Last night, the orchestra opened its series with an all-Copland program played beneath cloudless skies for an audience of some 9,000 people, according to a Department of Conservation and Recreation estimate provided by the orchestra. Organizers said it was the ensemble’s largest opening night crowd to date. In short, some two years after Ansbacher’s death, the Landmarks Orchestra, now under the direction of conductor Christopher Wilkins, seems to be robustly carrying forward its founder’s vision of musical populism.

Under Wilkins’s direction, the orchestra has also renewed its emphasis on connecting directly with residents of Boston’s many neighborhoods — a focus that produced tangible results last night in the debut of the orchestra’s “One City” choir (Holly Krafka, director) with members drawn from community choruses across greater Boston. Joining the orchestra and the veteran Boston baritone Robert Honeysucker, himself in burnished voice, the choir performed selections from Copland’s “Old American Songs” with musicality, skill, and gusto.
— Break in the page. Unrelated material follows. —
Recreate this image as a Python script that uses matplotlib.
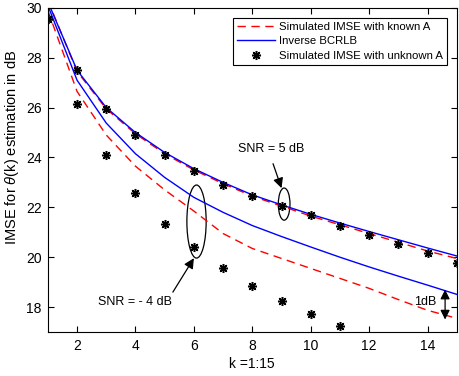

Wilkins also led the orchestra in a supple account of “Appalachian Spring” alongside selections from “Billy the Kid” and “The Tender Land.” The entire program benefitted from the use of a new sound system

Among the evening’s musical guests was Armand Diangienda, founding conductor of the Orchestre Symphonique Kimbanguiste in the Democratic Republic of Congo, newly famous after a profile on “60 Minutes” told the remarkable story of the ensemble he built amidst poverty and war. Diangienda received the first Charles Ansbacher Music for All award and took the podium to lead Copland’s setting of the Shaker tune “Simple Gifts,” earning an ovation from many in the crowd.